The United States vs. Billie Holiday (2021)
Jazz legend Billie Holiday (Andra Day) finds herself targeted by the United States government during the 1940s after she releases her then-controversial song “Strange Fruit”. Based on true events, this film contrasts the adoration of her fans with the elements of America that wanted to silence Holiday — and her protest song — at all costs.
Palm Springs (2020)
Slacker wedding guest Nyles (Andy Samberg) and the maid of honor Sarah (Cristin Milioti) have a chance encounter at the latter’s sister’s wedding — but a rather wild series of events leaves the two stuck in a time loop. Both blessed and cursed to remain wedding guests day after day, our protagonists try to pass the time and look for answers, all while a relationship between them blossoms.
Critically Acclaimed Movies on Hulu (Fall 2022)
Nightmare Alley (2021)
Guillermo del Toro’s take on film noir tells the story of a former carnival-performer-turned-high-society-headliner (Bradley Cooper) whose life takes a turn into darkness when he meets a psychologist (Cate Blanchette) with veiled intentions. When he agrees to pose as a true medium to bilk a guilt-stricken billionaire of his fortune, the ex-performer’s life becomes a nightmare from which he cannot awaken.
Amid marital difficulties that leave her careening toward divorce from Prince Charles, Princess Diana (Kristen Stewart) must cope with the fallout while spending the holidays at the royal retreat at Sandringham Estate. Stewart’s performance drives this biopic of a desperate woman trapped in the eye of a public hurricane — of a woman who’s haunted, and just doing her best to protect her family and herself.
When his prize pig is kidnapped during a home invasion at his secluded cabin, a mysterious woodsman (Nicolas Cage) must return to the city of Portland to reclaim what was lost. But in this surreal take on restaurant culture, the woodsman’s past as a master chef may make that task more complicated than it seems.

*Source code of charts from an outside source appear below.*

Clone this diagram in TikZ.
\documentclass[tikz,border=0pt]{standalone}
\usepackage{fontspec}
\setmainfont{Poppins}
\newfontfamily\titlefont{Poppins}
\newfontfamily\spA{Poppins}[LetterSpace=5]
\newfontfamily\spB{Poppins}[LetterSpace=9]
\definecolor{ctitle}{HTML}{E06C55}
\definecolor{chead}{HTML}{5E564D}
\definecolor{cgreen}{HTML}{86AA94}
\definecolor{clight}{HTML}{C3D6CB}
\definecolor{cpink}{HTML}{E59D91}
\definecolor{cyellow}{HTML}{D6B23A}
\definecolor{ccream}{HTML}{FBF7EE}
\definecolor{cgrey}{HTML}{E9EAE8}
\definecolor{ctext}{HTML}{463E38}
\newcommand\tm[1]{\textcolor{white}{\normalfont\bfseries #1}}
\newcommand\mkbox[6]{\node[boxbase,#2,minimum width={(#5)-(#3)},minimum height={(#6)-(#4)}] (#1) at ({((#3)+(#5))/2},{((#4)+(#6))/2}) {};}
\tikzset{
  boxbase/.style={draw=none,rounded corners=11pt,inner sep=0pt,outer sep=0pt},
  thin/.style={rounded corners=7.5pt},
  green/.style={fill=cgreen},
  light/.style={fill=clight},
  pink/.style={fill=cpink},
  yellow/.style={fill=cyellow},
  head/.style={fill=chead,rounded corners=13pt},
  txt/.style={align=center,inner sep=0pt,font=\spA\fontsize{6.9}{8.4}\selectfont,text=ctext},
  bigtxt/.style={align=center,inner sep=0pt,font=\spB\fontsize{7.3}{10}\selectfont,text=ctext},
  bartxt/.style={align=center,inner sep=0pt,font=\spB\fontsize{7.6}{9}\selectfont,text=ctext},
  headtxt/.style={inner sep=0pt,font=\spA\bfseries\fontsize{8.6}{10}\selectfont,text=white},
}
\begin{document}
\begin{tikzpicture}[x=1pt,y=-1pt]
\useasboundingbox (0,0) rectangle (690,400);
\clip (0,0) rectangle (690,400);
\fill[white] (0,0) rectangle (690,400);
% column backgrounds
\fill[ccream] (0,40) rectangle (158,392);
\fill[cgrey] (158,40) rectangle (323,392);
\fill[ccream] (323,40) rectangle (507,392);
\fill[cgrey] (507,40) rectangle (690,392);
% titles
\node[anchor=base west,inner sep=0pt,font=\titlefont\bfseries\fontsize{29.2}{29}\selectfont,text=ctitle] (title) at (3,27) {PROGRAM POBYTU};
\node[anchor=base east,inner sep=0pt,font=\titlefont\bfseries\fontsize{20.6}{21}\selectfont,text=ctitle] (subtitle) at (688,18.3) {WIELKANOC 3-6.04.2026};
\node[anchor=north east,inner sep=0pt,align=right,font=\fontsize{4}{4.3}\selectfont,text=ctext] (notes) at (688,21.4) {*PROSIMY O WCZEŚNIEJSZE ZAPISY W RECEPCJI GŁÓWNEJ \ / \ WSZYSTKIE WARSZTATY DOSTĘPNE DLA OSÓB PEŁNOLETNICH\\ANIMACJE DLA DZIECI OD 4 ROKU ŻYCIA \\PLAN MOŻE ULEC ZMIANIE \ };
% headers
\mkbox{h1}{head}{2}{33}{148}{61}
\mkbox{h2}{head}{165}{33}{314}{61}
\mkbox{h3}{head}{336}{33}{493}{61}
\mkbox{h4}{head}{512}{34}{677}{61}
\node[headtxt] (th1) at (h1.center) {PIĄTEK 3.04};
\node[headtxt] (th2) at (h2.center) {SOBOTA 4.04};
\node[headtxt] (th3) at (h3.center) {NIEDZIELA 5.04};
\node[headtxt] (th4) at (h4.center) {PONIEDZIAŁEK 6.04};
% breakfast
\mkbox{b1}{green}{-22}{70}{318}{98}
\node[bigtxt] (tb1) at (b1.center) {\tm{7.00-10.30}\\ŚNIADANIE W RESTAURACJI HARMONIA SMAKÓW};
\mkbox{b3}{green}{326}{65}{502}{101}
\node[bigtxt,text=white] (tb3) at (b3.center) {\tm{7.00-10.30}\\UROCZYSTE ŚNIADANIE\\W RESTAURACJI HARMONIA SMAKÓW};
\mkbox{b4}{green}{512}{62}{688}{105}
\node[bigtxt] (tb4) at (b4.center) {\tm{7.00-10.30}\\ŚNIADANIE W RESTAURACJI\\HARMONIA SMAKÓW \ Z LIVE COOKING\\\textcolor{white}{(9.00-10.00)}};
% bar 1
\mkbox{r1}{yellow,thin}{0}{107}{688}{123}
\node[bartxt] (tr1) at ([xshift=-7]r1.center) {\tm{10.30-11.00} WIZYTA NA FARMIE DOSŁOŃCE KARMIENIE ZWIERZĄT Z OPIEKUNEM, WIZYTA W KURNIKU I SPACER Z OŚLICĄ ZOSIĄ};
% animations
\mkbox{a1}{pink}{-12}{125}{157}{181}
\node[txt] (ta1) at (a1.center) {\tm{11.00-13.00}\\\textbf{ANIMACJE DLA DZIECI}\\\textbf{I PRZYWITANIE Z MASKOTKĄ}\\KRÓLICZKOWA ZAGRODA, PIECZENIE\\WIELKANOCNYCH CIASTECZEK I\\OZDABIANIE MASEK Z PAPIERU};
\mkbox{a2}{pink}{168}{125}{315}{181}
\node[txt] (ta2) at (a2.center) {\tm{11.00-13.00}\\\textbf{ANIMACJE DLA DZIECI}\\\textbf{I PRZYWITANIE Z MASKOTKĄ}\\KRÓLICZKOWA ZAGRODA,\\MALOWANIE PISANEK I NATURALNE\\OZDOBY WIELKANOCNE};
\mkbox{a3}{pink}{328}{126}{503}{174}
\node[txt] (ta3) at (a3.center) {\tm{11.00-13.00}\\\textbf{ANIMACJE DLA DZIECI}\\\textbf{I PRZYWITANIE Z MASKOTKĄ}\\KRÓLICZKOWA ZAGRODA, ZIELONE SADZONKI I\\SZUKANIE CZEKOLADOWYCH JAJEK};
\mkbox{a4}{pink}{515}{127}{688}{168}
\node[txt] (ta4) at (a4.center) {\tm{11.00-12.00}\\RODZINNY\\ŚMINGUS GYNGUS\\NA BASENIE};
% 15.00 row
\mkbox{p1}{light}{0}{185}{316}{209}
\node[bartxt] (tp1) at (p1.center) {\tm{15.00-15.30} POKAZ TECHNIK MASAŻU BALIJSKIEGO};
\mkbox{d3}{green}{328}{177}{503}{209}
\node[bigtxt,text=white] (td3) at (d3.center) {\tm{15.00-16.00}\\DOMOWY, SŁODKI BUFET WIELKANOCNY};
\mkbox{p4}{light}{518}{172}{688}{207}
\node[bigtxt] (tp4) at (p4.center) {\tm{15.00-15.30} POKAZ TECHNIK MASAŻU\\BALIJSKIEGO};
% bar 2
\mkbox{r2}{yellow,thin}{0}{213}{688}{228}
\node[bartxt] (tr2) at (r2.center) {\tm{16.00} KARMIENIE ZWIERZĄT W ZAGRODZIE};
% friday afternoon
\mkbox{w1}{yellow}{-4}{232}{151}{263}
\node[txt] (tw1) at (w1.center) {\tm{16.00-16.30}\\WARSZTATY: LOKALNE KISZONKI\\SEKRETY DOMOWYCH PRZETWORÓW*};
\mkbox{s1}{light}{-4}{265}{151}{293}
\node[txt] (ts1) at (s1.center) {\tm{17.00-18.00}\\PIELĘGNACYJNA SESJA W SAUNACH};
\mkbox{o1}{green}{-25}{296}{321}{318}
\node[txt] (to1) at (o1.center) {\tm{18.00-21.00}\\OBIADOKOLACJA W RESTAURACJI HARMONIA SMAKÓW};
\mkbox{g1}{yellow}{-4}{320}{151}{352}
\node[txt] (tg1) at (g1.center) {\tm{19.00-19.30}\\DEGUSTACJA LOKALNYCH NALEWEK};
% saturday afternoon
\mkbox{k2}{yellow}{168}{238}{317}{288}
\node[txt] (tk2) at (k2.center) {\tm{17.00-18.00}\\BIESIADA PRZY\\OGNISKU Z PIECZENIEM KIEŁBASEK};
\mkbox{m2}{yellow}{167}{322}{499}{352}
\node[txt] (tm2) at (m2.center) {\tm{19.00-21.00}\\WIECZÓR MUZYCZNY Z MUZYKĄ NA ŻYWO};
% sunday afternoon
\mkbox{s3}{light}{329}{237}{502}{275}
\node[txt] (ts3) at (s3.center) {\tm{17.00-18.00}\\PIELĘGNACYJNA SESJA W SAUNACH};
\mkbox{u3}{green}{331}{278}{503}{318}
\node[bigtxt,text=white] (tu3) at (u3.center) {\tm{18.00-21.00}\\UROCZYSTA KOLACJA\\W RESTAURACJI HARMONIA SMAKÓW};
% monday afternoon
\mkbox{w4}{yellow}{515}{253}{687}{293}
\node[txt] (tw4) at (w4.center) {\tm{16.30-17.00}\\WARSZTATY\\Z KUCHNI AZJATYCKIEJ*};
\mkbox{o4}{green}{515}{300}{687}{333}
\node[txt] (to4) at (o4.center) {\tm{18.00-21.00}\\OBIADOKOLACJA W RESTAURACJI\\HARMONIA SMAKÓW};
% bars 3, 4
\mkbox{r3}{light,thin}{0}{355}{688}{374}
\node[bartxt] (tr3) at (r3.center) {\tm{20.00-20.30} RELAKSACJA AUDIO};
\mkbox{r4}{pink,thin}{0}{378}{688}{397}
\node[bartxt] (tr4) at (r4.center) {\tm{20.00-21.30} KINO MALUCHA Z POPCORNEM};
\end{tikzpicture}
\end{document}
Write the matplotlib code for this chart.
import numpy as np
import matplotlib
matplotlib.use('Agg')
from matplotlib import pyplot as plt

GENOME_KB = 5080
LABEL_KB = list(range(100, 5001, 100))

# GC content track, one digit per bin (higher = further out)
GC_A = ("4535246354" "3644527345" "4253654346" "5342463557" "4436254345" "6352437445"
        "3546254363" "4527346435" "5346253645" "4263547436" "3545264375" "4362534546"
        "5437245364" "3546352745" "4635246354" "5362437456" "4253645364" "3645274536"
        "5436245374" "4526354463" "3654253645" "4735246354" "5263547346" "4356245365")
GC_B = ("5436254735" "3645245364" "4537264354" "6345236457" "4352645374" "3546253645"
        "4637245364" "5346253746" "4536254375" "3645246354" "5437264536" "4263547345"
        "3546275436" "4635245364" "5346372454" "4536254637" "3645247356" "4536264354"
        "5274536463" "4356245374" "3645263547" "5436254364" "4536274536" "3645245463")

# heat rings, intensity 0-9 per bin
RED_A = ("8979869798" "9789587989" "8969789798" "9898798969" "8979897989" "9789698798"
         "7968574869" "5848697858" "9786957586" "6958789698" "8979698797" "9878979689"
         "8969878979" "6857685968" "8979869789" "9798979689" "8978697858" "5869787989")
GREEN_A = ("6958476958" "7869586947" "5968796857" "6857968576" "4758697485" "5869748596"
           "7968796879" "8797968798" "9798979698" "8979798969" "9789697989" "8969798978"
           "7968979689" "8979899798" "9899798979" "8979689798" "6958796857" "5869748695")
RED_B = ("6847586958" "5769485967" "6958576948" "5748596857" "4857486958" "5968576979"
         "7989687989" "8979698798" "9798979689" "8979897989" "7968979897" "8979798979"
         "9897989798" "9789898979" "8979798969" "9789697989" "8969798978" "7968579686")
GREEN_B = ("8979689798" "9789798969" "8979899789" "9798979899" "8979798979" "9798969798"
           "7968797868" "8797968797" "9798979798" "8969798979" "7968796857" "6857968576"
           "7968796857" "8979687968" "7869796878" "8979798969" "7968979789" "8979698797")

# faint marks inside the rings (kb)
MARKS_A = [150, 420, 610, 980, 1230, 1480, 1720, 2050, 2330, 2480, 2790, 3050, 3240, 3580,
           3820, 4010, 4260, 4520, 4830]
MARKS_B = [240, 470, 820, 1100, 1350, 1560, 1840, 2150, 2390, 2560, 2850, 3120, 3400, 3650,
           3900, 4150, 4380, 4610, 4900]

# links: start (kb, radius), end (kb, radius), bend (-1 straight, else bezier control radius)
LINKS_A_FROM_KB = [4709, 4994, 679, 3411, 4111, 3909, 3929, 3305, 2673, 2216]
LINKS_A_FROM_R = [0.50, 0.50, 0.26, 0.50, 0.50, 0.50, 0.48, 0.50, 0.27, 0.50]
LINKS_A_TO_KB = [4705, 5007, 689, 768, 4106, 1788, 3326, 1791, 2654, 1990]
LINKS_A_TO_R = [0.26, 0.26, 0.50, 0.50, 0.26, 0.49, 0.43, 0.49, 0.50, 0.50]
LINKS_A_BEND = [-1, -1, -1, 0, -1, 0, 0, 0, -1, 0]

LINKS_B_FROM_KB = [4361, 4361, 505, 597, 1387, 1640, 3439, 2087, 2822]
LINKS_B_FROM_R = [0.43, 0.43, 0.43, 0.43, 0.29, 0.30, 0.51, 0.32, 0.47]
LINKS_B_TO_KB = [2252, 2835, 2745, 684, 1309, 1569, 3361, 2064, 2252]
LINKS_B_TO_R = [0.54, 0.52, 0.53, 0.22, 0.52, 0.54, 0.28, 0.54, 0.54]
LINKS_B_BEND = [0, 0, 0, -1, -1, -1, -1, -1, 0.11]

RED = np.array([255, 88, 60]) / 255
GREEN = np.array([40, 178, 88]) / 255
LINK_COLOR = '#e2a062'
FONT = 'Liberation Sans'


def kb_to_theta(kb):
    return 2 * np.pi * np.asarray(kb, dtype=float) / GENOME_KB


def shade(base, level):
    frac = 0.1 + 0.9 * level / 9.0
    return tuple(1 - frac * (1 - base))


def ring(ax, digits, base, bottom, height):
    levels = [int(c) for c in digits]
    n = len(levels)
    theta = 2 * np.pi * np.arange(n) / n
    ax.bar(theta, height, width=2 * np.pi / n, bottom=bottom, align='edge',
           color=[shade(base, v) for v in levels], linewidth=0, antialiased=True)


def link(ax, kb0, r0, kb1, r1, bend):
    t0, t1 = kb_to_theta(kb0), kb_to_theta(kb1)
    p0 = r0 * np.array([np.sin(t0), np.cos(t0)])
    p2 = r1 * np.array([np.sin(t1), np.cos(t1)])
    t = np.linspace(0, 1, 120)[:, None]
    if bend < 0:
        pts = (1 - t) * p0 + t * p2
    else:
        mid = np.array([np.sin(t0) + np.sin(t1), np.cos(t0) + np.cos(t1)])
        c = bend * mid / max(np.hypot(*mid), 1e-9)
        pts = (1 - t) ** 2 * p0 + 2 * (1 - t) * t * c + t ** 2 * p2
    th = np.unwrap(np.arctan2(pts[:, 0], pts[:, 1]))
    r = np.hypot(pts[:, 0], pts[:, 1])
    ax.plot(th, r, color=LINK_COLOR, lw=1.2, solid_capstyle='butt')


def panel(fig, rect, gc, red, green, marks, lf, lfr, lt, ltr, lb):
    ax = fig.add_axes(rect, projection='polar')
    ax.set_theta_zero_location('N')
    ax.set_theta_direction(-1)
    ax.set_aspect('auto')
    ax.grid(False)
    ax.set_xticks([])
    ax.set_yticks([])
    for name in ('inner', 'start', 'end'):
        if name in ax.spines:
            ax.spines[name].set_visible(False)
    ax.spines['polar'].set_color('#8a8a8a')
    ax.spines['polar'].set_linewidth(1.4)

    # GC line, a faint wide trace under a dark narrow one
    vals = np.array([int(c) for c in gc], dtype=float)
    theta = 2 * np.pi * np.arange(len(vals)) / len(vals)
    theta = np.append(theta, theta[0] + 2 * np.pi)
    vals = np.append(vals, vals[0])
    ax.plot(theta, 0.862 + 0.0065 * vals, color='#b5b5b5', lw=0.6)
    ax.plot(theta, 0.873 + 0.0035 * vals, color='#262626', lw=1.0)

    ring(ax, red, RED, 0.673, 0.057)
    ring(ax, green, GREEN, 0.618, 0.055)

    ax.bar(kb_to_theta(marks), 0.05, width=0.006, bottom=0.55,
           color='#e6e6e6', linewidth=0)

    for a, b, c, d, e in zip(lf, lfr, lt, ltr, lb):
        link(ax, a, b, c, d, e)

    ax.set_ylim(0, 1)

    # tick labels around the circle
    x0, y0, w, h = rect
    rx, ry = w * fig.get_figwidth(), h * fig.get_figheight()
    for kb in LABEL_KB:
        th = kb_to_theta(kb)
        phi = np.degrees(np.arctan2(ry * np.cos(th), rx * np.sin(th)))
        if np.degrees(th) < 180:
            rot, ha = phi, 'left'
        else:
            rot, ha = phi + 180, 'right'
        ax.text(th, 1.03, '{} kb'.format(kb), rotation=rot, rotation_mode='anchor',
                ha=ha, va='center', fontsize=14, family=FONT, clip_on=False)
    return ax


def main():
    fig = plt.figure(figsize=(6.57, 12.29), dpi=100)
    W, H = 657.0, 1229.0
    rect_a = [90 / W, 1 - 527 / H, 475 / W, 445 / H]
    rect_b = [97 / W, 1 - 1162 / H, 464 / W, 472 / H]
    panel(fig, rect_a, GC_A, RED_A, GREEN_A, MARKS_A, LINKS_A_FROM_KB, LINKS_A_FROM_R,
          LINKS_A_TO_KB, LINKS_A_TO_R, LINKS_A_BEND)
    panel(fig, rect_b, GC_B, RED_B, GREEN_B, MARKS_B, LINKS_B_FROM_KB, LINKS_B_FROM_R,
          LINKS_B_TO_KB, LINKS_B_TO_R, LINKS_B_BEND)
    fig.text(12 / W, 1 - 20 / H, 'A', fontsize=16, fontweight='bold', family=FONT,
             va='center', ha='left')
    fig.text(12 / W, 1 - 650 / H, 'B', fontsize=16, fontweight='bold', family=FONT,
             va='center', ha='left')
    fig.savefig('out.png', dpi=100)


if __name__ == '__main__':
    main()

In this savage portrayal of life in a 17th-century Italian convent, director Paul Verhoven pulls no punches in allowing Benedetta (Virginie Efira) free reign to shock and appall the audience. When she experiences visions of Jesus and shows signs of stigmata, the church tries to use Benedetta for their own ends — but she has plans of her own, and engages in a torrid love affair, all while trying to survive the black plague.
Fantasy and reality blur in a film that sees Elizabeth Moss (Hulu’s The Handmaid’s Tale) portraying esteemed horror writer Shirley Jackson. This fictionalized account of her life is set during the early 1950s — when Jackson was working on completing her novel Hangsaman.
Inspired and terrified by a young couple lodging with her and her husband, Jackson’s obsession with a missing girl starts to blur, bleeding into her relationship with the young pregnant woman who’s living with her.